On 23 March, GE Aviation announced it was cutting 10% of US staff and furloughing for 90 days half its US maintenance, repair and overhaul employees.

Since then, the globe’s two major commercial aircraft manufacturers have announced significant production cuts. GE Aviation makes the GE9X powerplant for the Boeing 777X, the 787’s GEnx turbofan and the 777’s GE90. CFM International, which GE Aviation owns in partnership with Safran Aircraft Engines, makes Leap turbofans, which power 737 Max and Airbus A320neos.

Boeing says 737 Max production will hit only 31 aircraft monthly in 2021, down from 52 Max monthly prior to the March 2019 grounding. Boeing is also reducing 787 production from 14 to 10 aircraft monthly this year and to seven jets a month in 2022, and reducing 777 production from five aircraft monthly to three aircraft monthly.

Likewise, Airbus is cutting A320neo production to 40 aircraft monthly from 60 aircraft monthly, and trimming A330 and A350 production, it has said.

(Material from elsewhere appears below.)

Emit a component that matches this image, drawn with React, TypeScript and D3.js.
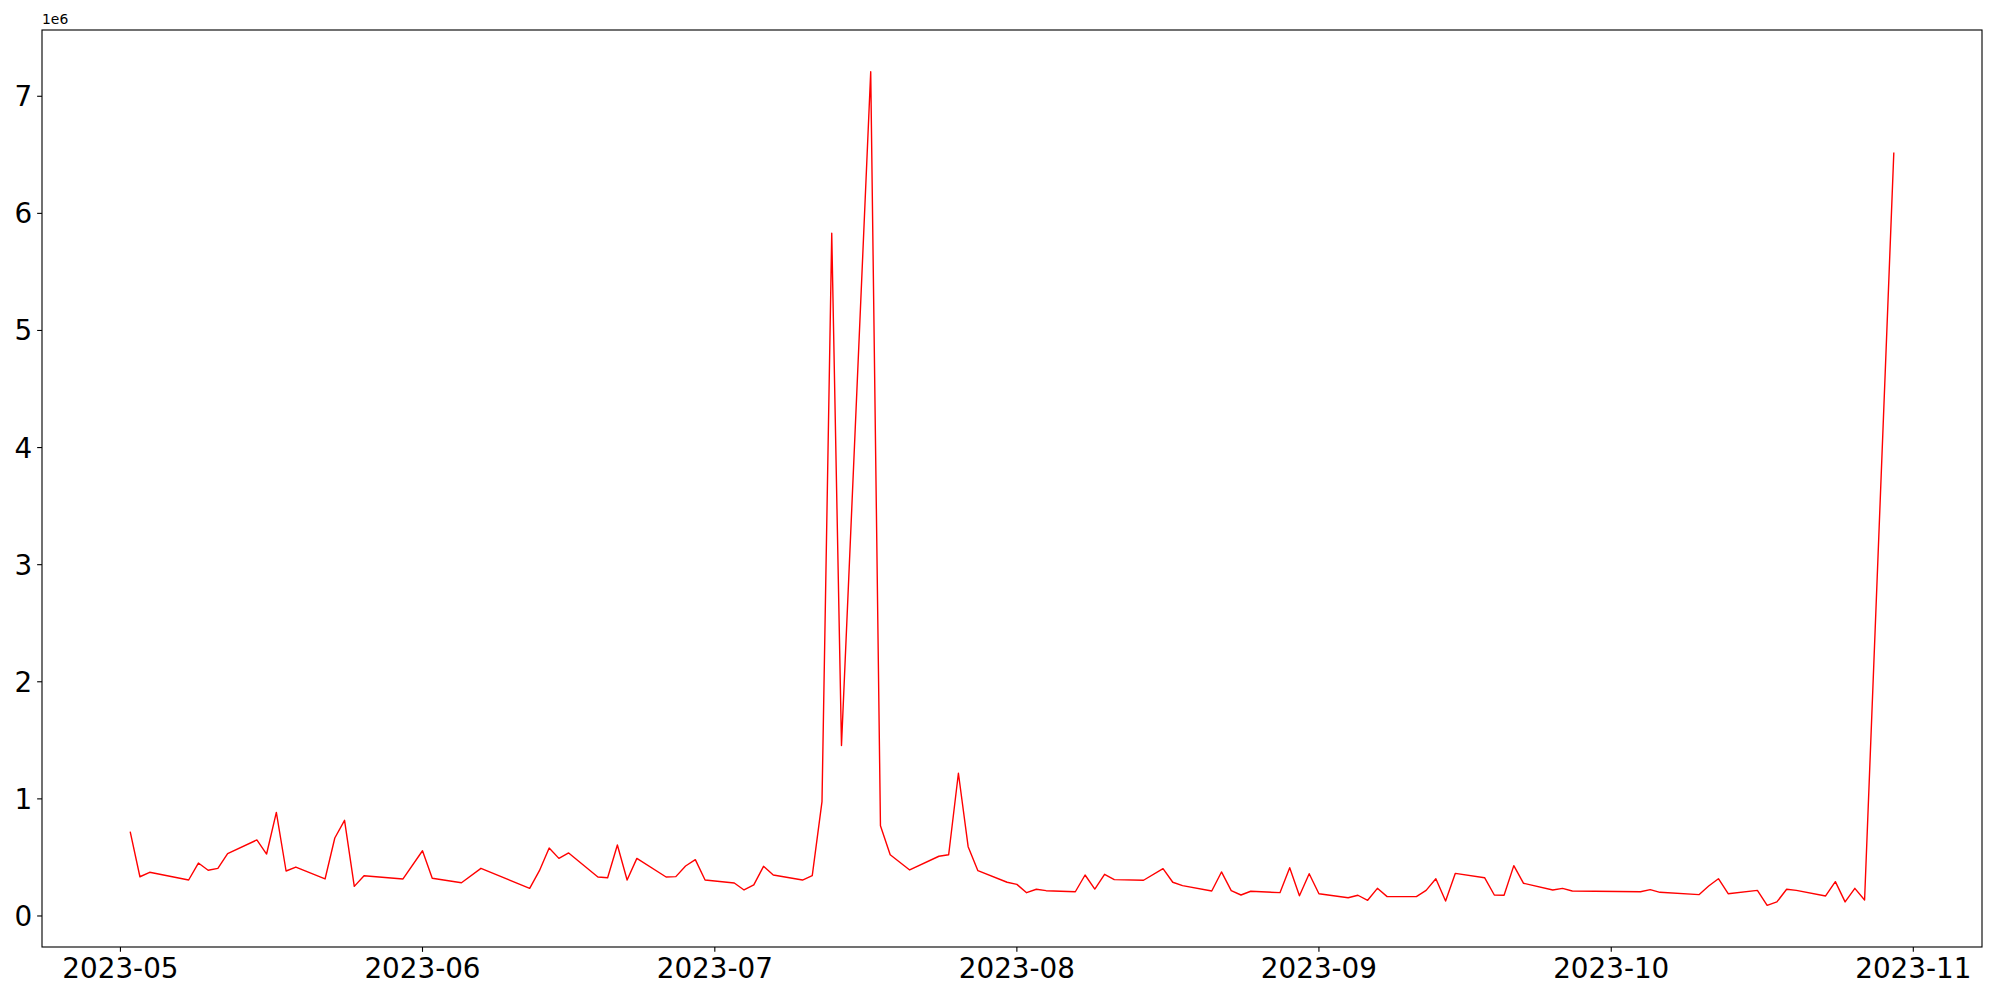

“Customers have been hit hard by the COVID-19 pandemic, resulting in reduced aircraft production rates and decreased demand for engine services. Today’s action is intended to scale GE Aviation to the reality of the commercial aviation market,” GE Aviation says.

The Ohio-based engine maker has already implemented a hiring free, cancelled salary increases and curtailed spending. GE Aviation has set a goal of cutting costs by $1 billion in 2020 and additionally reducing cash burn by $2 billion through measures like inventory reductions and cutting capital expenditures.